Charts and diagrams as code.
# # # # # # #

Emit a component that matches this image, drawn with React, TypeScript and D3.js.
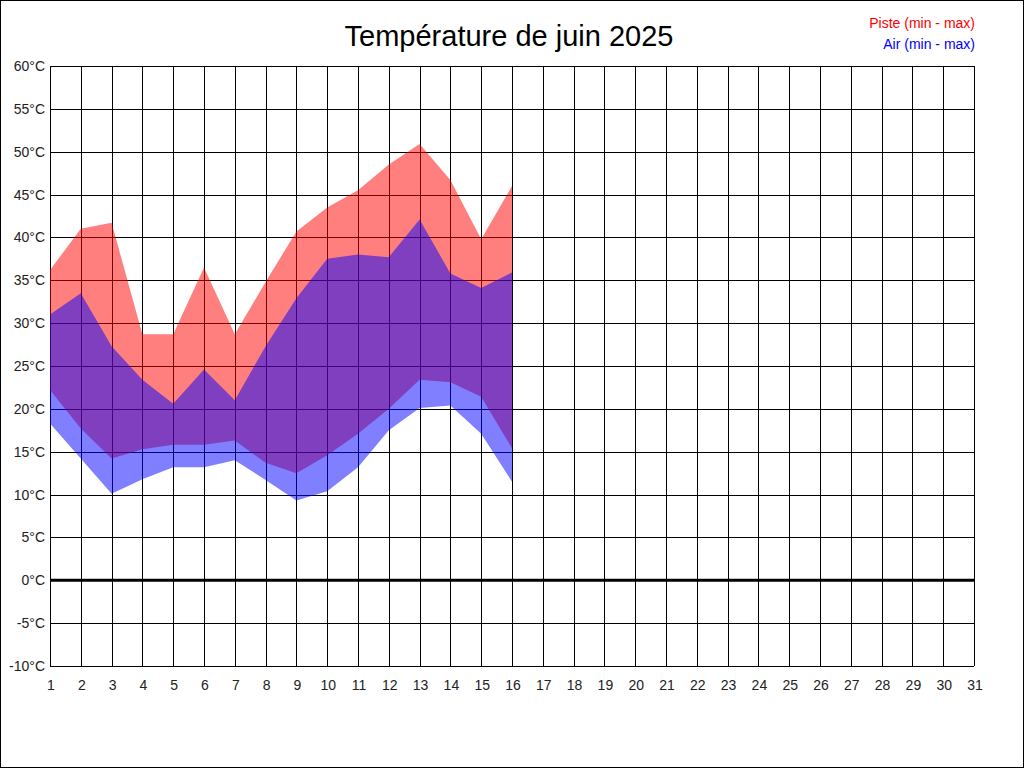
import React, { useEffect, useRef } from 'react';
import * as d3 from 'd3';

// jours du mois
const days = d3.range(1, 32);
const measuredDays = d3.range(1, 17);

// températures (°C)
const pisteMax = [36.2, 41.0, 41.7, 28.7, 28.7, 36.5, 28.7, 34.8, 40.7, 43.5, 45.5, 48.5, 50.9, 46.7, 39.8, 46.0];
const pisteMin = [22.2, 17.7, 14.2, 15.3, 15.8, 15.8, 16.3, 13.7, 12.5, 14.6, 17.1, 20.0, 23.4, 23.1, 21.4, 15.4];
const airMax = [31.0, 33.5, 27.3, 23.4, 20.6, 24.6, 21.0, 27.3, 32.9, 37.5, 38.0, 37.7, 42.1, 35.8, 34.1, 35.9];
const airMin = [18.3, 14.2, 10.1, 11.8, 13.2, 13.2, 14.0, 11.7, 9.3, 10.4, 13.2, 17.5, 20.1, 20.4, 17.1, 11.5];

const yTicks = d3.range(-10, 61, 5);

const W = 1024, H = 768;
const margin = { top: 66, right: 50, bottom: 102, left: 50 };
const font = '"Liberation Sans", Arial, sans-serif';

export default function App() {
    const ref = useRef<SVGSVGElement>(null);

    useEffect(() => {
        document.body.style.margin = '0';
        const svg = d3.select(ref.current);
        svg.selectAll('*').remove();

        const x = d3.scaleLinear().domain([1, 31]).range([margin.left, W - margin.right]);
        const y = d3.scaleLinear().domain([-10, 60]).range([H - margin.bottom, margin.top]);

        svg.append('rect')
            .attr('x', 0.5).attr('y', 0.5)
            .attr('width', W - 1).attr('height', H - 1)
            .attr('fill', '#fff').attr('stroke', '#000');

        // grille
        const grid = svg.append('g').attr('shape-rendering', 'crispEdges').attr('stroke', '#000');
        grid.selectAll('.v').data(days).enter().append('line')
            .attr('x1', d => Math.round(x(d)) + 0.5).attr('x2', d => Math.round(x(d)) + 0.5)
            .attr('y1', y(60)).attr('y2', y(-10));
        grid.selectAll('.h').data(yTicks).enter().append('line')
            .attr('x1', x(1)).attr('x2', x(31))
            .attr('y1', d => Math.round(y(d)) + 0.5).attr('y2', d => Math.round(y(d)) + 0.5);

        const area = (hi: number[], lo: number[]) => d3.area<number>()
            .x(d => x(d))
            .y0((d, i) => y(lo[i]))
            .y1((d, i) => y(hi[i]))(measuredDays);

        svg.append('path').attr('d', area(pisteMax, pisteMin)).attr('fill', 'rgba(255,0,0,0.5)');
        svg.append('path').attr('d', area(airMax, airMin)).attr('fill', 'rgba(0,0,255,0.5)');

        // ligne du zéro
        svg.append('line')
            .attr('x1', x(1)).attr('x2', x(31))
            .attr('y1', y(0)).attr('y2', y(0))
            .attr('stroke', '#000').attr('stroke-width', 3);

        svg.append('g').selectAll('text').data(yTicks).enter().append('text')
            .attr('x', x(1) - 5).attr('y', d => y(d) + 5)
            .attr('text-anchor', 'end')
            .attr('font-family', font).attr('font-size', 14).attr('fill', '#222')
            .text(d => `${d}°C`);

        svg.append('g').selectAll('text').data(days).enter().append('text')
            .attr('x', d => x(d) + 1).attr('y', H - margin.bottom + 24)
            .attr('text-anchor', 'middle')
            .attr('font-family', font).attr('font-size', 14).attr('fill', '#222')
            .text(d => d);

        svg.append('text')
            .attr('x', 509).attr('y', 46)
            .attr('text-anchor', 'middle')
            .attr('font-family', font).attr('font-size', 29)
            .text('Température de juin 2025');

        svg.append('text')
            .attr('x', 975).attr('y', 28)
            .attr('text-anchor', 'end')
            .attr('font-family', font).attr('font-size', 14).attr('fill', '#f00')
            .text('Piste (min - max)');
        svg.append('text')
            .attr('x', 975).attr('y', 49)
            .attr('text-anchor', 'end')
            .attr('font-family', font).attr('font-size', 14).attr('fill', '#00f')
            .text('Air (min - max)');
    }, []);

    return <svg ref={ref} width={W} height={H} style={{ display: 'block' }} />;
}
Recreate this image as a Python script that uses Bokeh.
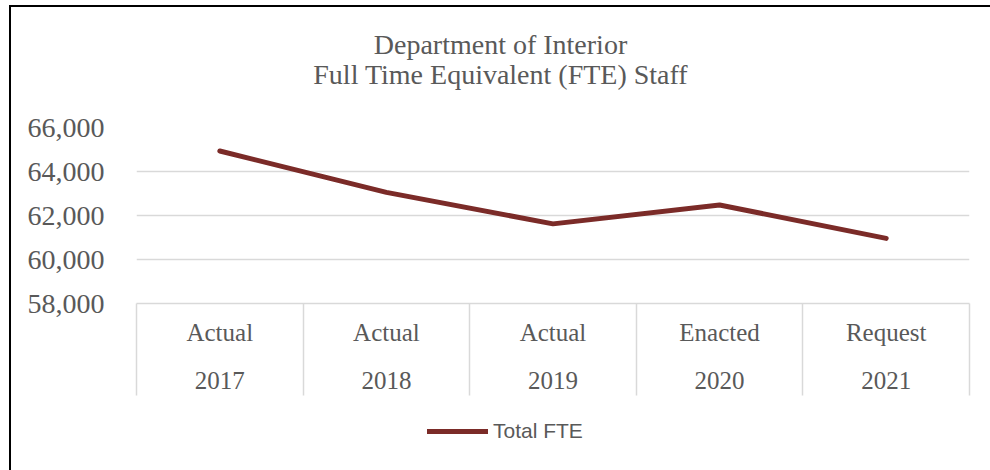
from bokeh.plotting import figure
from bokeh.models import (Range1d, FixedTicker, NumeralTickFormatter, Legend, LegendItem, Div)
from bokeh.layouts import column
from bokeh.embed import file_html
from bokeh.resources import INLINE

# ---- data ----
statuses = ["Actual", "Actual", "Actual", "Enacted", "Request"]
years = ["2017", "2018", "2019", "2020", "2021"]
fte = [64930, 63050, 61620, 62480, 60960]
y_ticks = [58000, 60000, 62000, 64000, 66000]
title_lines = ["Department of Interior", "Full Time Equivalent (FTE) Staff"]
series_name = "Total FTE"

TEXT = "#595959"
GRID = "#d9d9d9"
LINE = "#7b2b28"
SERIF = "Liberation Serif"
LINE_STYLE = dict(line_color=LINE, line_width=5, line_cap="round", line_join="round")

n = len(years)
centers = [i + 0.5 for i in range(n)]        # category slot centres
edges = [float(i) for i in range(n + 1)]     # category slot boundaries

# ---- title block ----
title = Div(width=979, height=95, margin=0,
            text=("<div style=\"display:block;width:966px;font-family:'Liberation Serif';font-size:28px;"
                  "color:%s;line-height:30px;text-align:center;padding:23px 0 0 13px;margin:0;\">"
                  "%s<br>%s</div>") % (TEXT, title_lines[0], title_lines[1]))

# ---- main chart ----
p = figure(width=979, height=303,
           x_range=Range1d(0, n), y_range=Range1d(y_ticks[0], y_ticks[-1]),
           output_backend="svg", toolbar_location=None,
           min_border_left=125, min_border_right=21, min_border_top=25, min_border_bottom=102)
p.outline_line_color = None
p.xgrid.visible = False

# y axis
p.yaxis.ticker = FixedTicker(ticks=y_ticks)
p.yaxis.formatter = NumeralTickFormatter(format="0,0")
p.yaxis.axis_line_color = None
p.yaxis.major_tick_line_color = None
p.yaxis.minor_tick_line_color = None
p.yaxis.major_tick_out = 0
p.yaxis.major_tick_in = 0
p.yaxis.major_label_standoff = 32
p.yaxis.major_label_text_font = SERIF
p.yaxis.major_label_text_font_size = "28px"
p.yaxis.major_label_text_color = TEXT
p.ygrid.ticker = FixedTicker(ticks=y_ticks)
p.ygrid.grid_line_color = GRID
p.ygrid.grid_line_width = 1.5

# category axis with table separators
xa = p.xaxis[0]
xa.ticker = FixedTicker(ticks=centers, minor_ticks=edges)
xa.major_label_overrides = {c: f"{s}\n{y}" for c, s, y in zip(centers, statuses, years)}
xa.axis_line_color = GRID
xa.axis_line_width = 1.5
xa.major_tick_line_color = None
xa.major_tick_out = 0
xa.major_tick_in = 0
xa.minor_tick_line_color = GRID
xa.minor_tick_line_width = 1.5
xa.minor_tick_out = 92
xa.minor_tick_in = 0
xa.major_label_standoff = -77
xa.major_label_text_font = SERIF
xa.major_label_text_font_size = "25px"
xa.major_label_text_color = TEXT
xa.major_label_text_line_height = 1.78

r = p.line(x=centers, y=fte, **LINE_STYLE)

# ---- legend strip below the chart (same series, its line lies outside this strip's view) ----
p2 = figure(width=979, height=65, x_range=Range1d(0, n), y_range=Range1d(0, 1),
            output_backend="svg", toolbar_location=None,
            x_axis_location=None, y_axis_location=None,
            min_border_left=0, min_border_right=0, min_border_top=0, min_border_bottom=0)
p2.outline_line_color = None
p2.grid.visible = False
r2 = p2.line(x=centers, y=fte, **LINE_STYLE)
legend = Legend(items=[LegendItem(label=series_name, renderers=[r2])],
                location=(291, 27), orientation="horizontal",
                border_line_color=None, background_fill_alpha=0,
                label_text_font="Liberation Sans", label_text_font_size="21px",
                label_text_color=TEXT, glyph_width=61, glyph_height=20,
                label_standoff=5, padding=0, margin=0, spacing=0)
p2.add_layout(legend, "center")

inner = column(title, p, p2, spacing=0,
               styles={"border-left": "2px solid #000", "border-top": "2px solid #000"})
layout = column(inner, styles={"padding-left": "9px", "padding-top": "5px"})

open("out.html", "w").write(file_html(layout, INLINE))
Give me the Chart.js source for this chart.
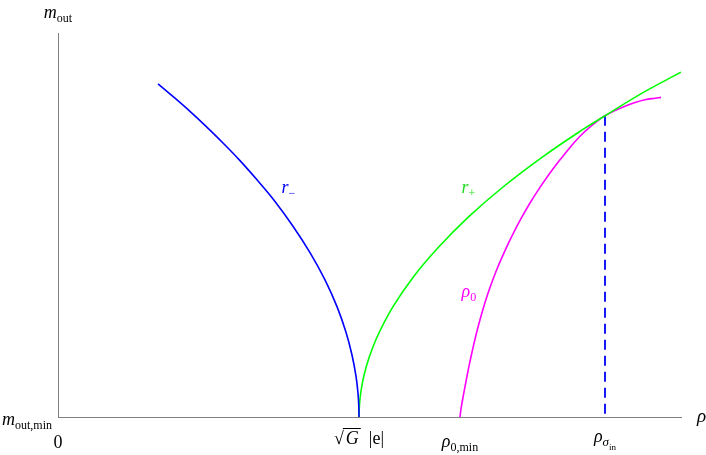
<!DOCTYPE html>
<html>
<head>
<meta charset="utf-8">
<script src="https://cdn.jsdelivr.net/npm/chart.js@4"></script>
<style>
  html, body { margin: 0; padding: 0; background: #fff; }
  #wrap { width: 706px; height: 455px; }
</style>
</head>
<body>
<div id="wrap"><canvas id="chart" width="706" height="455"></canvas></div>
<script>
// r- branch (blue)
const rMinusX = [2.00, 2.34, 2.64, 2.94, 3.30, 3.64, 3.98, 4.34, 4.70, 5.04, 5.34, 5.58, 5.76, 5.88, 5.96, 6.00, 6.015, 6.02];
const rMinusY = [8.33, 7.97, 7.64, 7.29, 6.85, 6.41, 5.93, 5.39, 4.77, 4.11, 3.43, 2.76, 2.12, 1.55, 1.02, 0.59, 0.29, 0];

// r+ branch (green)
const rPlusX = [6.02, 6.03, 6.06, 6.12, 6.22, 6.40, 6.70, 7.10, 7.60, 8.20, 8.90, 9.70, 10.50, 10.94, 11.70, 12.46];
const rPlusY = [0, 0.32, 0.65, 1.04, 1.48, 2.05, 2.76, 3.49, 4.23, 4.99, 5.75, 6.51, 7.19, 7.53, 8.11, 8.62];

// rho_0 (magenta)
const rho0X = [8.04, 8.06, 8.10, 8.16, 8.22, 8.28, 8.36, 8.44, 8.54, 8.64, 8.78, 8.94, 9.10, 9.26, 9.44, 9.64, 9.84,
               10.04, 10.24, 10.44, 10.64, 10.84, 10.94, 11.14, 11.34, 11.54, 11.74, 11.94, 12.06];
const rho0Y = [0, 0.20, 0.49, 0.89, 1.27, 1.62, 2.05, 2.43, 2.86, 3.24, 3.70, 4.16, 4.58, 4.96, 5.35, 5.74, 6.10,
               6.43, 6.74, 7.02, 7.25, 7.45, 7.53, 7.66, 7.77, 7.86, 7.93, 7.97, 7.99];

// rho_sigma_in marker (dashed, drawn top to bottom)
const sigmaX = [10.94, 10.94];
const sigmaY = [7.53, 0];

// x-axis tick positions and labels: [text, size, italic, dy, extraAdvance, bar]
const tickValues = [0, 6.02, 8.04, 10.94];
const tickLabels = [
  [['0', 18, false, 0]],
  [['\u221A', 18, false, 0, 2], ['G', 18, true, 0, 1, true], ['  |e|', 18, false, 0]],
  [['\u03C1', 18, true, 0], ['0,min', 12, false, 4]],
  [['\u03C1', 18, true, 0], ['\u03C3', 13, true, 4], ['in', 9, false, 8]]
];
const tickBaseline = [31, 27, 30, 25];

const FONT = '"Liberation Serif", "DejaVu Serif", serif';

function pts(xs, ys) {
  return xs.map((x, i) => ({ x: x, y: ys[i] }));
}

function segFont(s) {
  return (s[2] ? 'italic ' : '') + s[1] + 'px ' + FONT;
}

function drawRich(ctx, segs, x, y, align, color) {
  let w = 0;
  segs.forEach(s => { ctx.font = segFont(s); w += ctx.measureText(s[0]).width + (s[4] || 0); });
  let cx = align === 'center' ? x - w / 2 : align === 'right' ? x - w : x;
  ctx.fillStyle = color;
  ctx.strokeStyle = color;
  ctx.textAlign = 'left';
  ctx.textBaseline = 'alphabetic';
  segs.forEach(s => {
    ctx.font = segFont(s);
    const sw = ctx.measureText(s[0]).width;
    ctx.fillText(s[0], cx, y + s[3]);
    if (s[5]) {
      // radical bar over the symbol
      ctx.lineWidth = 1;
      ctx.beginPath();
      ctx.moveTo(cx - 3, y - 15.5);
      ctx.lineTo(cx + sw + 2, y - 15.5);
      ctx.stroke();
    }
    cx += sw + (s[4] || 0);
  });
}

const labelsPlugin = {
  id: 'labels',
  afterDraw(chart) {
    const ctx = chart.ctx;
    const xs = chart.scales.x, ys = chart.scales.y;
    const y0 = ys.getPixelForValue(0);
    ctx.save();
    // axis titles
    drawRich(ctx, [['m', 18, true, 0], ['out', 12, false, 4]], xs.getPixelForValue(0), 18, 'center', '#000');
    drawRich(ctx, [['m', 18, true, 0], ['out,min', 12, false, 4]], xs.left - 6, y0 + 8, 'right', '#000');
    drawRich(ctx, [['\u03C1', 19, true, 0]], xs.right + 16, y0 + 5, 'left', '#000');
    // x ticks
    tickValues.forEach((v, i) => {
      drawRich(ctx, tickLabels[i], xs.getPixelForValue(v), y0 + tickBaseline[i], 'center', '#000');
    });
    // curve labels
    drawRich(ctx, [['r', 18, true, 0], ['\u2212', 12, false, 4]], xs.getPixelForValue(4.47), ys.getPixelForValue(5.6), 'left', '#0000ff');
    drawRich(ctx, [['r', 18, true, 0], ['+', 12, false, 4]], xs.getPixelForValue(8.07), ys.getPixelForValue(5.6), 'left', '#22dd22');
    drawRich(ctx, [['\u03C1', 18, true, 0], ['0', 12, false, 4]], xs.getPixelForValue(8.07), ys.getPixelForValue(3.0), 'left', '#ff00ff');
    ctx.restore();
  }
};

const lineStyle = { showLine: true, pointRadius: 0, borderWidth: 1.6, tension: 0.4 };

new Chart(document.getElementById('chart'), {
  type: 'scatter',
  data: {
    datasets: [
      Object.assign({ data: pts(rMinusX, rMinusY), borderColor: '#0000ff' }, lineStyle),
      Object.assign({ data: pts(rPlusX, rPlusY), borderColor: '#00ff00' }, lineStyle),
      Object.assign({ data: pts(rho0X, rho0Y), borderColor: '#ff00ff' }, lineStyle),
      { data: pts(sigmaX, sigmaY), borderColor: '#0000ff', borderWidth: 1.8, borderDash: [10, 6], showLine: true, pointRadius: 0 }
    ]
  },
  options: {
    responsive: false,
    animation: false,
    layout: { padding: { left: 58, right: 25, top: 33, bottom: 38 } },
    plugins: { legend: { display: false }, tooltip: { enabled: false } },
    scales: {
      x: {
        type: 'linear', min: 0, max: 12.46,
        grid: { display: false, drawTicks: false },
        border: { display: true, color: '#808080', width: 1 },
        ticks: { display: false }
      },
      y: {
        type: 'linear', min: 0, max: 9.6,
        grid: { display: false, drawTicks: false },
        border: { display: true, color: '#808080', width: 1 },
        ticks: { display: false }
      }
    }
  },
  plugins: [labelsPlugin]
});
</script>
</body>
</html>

# # # # # # #

Some lines of the records may hold the word "that". How many do? Answer with a number and nothing else.

2